On the New York Mercantile Exchange, crude for April delivery, which expires on Tuesday, lost 29 cents a barrel at $107.80 as of 0029 GMT after settling up $1.03 at $108.09.

In London, ICE Brent crude for May delivery extended losses by 36 cents a barrel at $125.35 after settling down 10 cents at $125.71 a barrel.

China will raise retail gasoline and diesel prices by between 6 and 7 percent from Tuesday, marking the biggest increase in 33 months, a move that will help refiners reduce heavy losses but is unlikely to hit demand in a big way.

US commercial crude stockpiles are forecast to have climbed last week on higher imports and lower refinery activity, in line with seasonal patterns, a preliminary Reuters poll of analysts showed on Monday.

Société Générale raised its price forecasts for Brent crude oil and US West Texas Intermediate crude oil for 2012 and 2013 citing supply side issues like tight crude stocks, low Opec spare capacity and strong non-Opec supply disruption.

0009 Seoul shares drifted higher in early trade, tracking gains in Wall Street and crawling above the closely watched technical resistance level of 2,050 points.

The Korea Composite Stock Price Index (KOSPI) was up 0.23 per cent at 2,051.76 points as of 0005 GMT. ($1 = 1122.200 Korean won)

0001 Australian shares drifted lower on a lacklustre performance by banks and miners in early trade, as the controversial Minerals Resource Rent tax was passed into law.

Julia Gillard, the Australian Prime Minister, defended the tax on the country’s mining boom, saying the benefits would be spread to all Australians.

Legislation that imposes a 30 per cent tax on the extraordinary profits of coal and iron ore miners passed the Senate late on Monday night by 38 votes to 32, with the Government winning the key support of the Greens.

The tax is scheduled to start on July 1 and is expected to generate A$11 billion (£7.3 billion, $11.7 billion) in its first three years, which the Government will apply to infrastructure, pensions and tax cuts for small businesses.
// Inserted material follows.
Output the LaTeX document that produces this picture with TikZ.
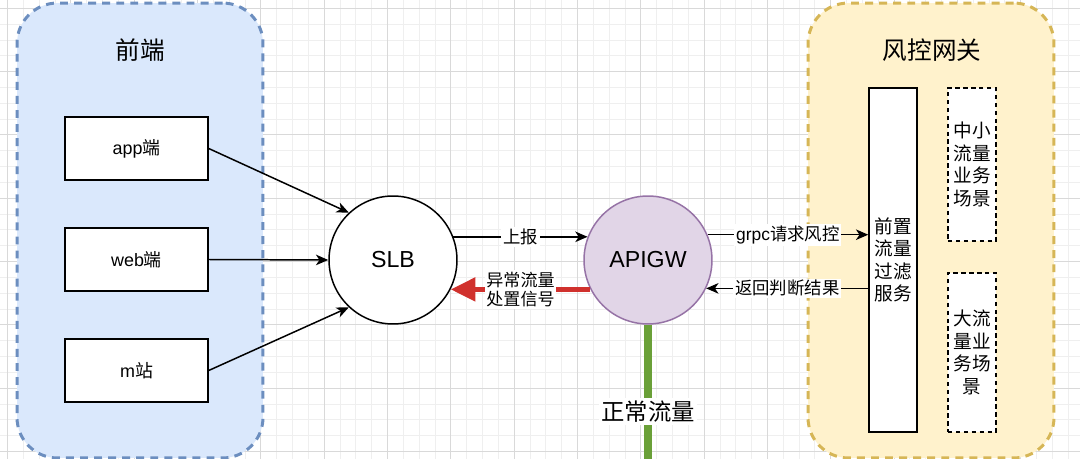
\documentclass[tikz,border=0pt]{standalone}
\usepackage{fontspec}
\setmainfont{Liberation Sans}
\newfontfamily\cjk{Noto Sans CJK SC}
\usetikzlibrary{arrows.meta,calc}
\definecolor{bluefill}{HTML}{DAE8FC}
\definecolor{bluedraw}{HTML}{6C8EBF}
\definecolor{yellowfill}{HTML}{FFF2CC}
\definecolor{yellowdraw}{HTML}{D6B656}
\definecolor{purplefill}{HTML}{E1D5E7}
\definecolor{purpledraw}{HTML}{9673A6}
\definecolor{redline}{HTML}{D0312D}
\definecolor{greenline}{HTML}{6AA038}
\definecolor{gridminor}{HTML}{EFEFEF}
\definecolor{gridmajor}{HTML}{D9D9D9}
\tikzset{
  container/.style={draw, line width=1.7pt, dash pattern=on 4.5pt off 3.5pt, rounded corners=23pt, minimum width=4.92cm, minimum height=9.1cm, inner sep=0pt},
  title/.style={font=\cjk\fontsize{14}{16}\selectfont, inner sep=1pt},
  client/.style={draw, line width=0.85pt, fill=white, minimum width=2.86cm, minimum height=1.26cm, inner sep=0pt, font=\fontsize{10.2}{12}\selectfont},
  hub/.style={circle, draw, line width=0.85pt, minimum size=2.56cm, inner sep=0pt, font=\fontsize{13.2}{15}\selectfont},
  tallbox/.style={draw, fill=white, minimum width=0.96cm, inner sep=0pt, align=center, font=\cjk\fontsize{10.6}{12.8}\selectfont},
  arr/.style={-{Stealth[length=7pt,width=6pt,inset=2pt]}, line width=0.85pt},
  elabel/.style={fill=white, text=black, inner sep=1pt, font=\cjk\fontsize{9.9}{11.5}\selectfont},
  minorgrid/.style={gridminor, line width=0.5pt},
  majorgrid/.style={gridmajor, line width=0.6pt}
}
\begin{document}
\begin{tikzpicture}[x=0.02cm,y=-0.02cm]
\useasboundingbox (0,0) rectangle (1080,459);
\fill[white] (0,0) rectangle (1080,459);
% grid
\foreach \i in {-1,...,68} {
  \draw[minorgrid] ({7.6+15.83*\i},0) -- ({7.6+15.83*\i},459);
}
\foreach \i in {-1,...,29} {
  \draw[minorgrid] (0,{8.3+15.83*\i}) -- (1080,{8.3+15.83*\i});
}
\foreach \i in {0,...,17} {
  \draw[majorgrid] ({7.6+63.33*\i},0) -- ({7.6+63.33*\i},459);
}
\foreach \i in {0,...,7} {
  \draw[majorgrid] (0,{8.3+63.33*\i}) -- (1080,{8.3+63.33*\i});
}
% containers
\node[container, fill=bluefill, draw=bluedraw] (front) at (140,230.5) {};
\node[container, fill=yellowfill, draw=yellowdraw] (risk) at (931,230.5) {};
\node[title] (fronttitle) at (140,50) {前端};
\node[title] (risktitle) at (932,50) {风控网关};
% clients
\node[client] (app) at (136.5,148.5) {app{\cjk 端}};
\node[client] (web) at (136.5,259.5) {web{\cjk 端}};
\node[client] (msite) at (136.5,370.5) {m{\cjk 站}};
% hubs
\node[hub, fill=white] (slb) at (393,260) {SLB};
\node[hub, fill=purplefill, draw=purpledraw] (apigw) at (648,260) {APIGW};
% risk boxes
\node[tallbox, line width=0.85pt, minimum height=6.88cm] (filter) at (893,260) {前置\\流量\\过滤\\服务};
\node[tallbox, line width=0.7pt, dash pattern=on 2.5pt off 2pt, minimum height=3.06cm] (small) at (972,164.5) {中小\\流量\\业务\\场景};
\node[tallbox, line width=0.7pt, dash pattern=on 2.5pt off 2pt, minimum height=3.18cm] (big) at (972,352.5) {大流\\量业\\务场\\景};
% connectors
\draw[arr] (app.east) -- (slb.133);
\draw[arr] (web.east) -- (slb.180);
\draw[arr] (msite.east) -- (slb.227);
\draw[arr] (slb.21) -- node[elabel] (lbl1) {上报} (apigw.159);
\draw[line width=2.8pt, redline, -{Triangle[length=14pt,width=13pt]}] (apigw.207) -- node[elabel, align=center, font=\cjk\fontsize{9.7}{11.2}\selectfont] (lbl2) {异常流量\\处置信号} (slb.-27);
\draw[arr] (apigw.23) -- node[elabel] (lbl3) {{\fontspec{Liberation Sans}grpc}请求风控} (apigw.23 -| filter.west);
\draw[arr] (filter.west |- apigw.-26) -- node[elabel] (lbl4) {返回判断结果} (apigw.-26);
\coordinate (greenend) at (648,470);
\draw[greenline, line width=5pt] (apigw.south) -- node[pos=0.6, fill=white, inner sep=1.5pt, font=\cjk\fontsize{13.3}{15}\selectfont, text=black] (lbl5) {正常流量} (greenend);
\end{tikzpicture}
\end{document}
It will kick in when a company makes A$75 million a year in profit, a concession the Greens won to protect smaller miners after it was originally planned to start at A$50 million.

Companies with a large portion of offshore earnings continued to underperform as the Aussie dollar held up about $1.06, with CSL Ltd off 0.4 per cent at A$33.88.

The benchmark S&P/ASX 200 index slipped 2.8 points to 4,288.0 at 2335 GMT. The benchmark rose 0.3 per cent on Monday.

New Zealand’s benchmark NZX 50 index eased 1.6 points to 3,484.3.

Yesterday in Europe: The European Commission is widening its regulatory sweep to include “shadow” banking, heralding new controls over the sprawling €46 trillion (£38 trillion) sector blamed for helping trigger the financial crisis.

The EU’s executive launched a consultation with industry today with a view to writing rules to control shadow banking, a term describing activity resembling banks’ basic borrow-and-lend model, but often taking place beyond the watch of regulators.

It opens up a new front in the regulatory drive of Brussels, which some analysts believe has been slow to tackle the causes of a financial crisis that struck Europe roughly five years ago.

“What we do not want is for financial activities and entities to circumvent existing and foreseen rules, allowing new sources of risk to accumulate in the financial sector,” Michel Barnier, the EU official in charge of regulatory reform, said.

“That is why we need to better understand what shadow banking actually is and does, and what regulation and supervision may be appropriate.”

Political leaders are aware of the potential problem that shadow banking presents and the Group of 20 top global economies have asked their task force, the Financial Stability Board (FSB), to come up with plans to regulate the sector.

0000 Welcome to rolling coverage from our Business and Foreign staff of the market turmoil and the latest on the world debt crisis. We will keep this blog updated as markets open and close around the world.